Unicef brought Bianca Jagger to a refugee camp in Kukes to address a group preschool children. Although UNICEF drove me crazy with their bureaucracy and flag waving, we were doing good things together in Kukes. Then Bianca showed up.


So picture this. We're sitting on the floor on a hot summer day. There are 240,000 refugees squeezed into an exceptionally poor town of 20,000. There was always the slight (or not so slight) hint of sewage. It was dusty and dry. The mountain winds constantly made the tent doors and shutters flap. We gathered the children from their improv classrooms to sit in the field to listen to the one and only Bianca Jagger. Cameras rolling. The world's press at her feet, just as she likes it.

(pls keep in mind, these are 5 year old's)

"The people who have done this to you will be brought to justice. They will not get away with this!" blah, blah, blah "The international community backs the intervention to halt this ethnic cleansing." blah, blah, blah "I am here to comfort you in these tough times" blah, blah, blah "That's why UNICEF is here to help you and your families." blah, blah, blah

By that point I was sick to my stomach and it wasn't from the fresh smell of human shit.

UNICEF had been dragging their feet with our goal of get every kid in school as soon as possible. We had the money and the resources. Save the Children sourced everything locally. We were on the move. It was quite a rush actually. It was the first time in modern humanitarian aid that this type of frontline intervention was used. We literally took kids off the exodus queues and put them in school. It was working. UNICEF had to place orders to their main warehouse in Denmark for school supplies. Those packages would arrive very close to the date that all the refugees packed up and went back home to Kosovo. So much for emergency aid. But back to Bianca.

So she stood there in her blue jacket and white hat. Armored UNICEF vehicles were in the background with big blue flags blowing in the wind. Bianca talked a little more about herself. Then a bit more about herself. A word or two about UNICEF. As I watched these kids, their heads sort of cocked to the side like golden retriever puppies confused about was being said. Even the translator seemed uncomfortable. But she got her 10 minutes of fame that she obviously thirsted for.

The big blue flag entourage took off into the horizon, leaving a long trail of dust behind them. We never saw or heard from her again. Always count your blessings in war.

I admit I have memory troubles, particularly with dates. Bianca's speech to small children was so political and heartless that it is carved in my memory. The date is not. I think this is what happened next. Most of the kids went back to their tent classrooms. In order to have as big of a group as possible, children from the neighboring camp from across the street were 'invited.' It was a dangerous street. The local Albanians were hired to drive aid from the main warehouses to the various refugee camps. They were slow and lazy so the aid agencies decided on a policy change. The drivers would be paid per delivery.

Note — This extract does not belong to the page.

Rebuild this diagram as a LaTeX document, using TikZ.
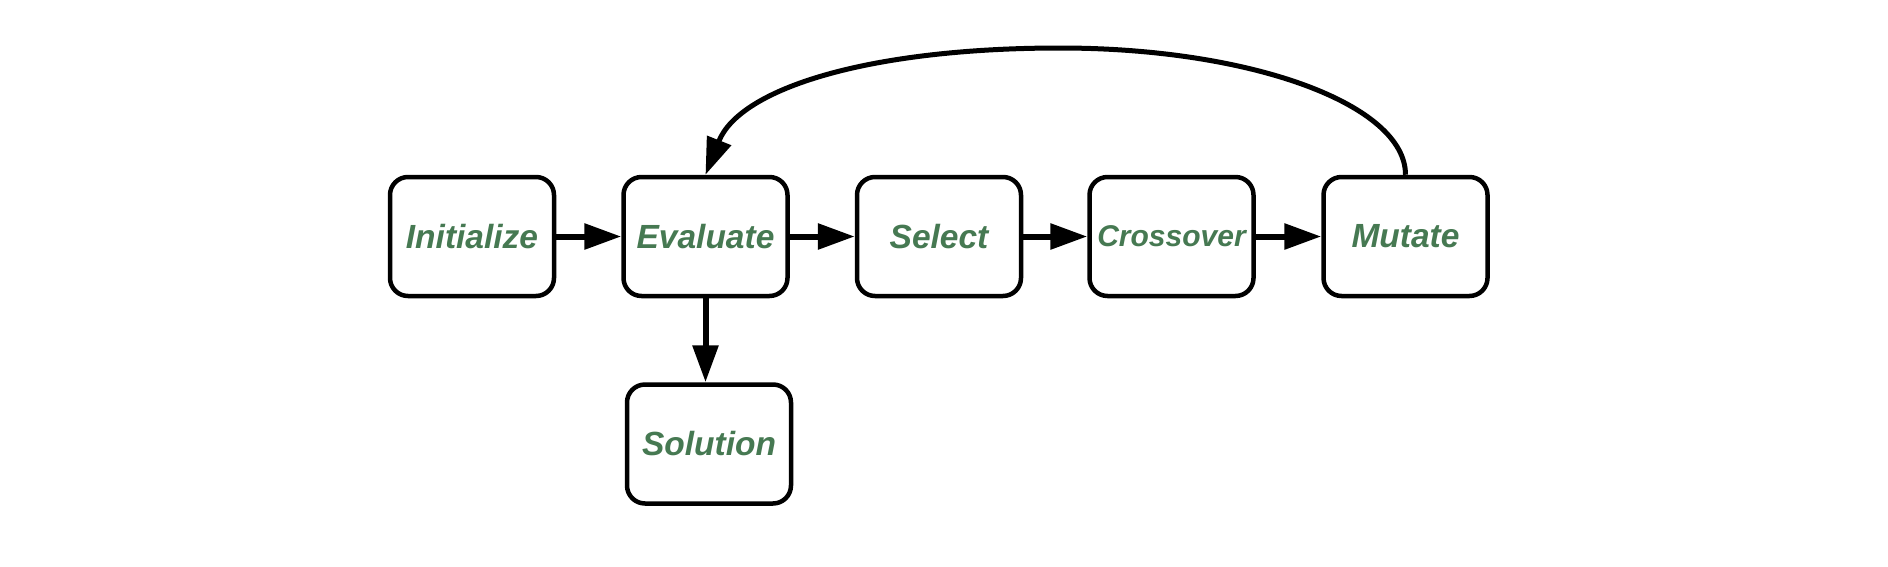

They all instantaneously reincarnated into Mario Andretti. These old and decrepit Chinese trucks would rumble down the narrow, pot-hole ridden roads at frightening speeds. One of the kids who had the pleasure of listening to Bianca headed back towards his camp. He didn't look both ways (most people in the Balkans never do). The overloaded truck's wheels screeched to a halt. The boy was struck by the tire, his head wedged between the tire and the asphalt. He died instantly.

I had become used to gore from Bosnia. Whenever it's a kid, though, it tends to do your head in, no pun intended. It was a gory sight. His brains literally poured out onto the pavement. His uncle had been close. Dad showed up within minutes. They covered him with a blanket before mom arrived. When mom came things fell apart. That painful yell is etched. His legs veered from beneath the blanket and, like every mom, she recognized him from his shoes, his socks, and the little fuzzy peach hairs on his legs. Every mom knows their babies. This one had just been taken from her.

There wasn't much any of us could do. We wanted to get the other kids away as quick as possible. Within minutes I had left. For the life of me I can't remember what I did or where I went after that. It is a complete blank. So it goes.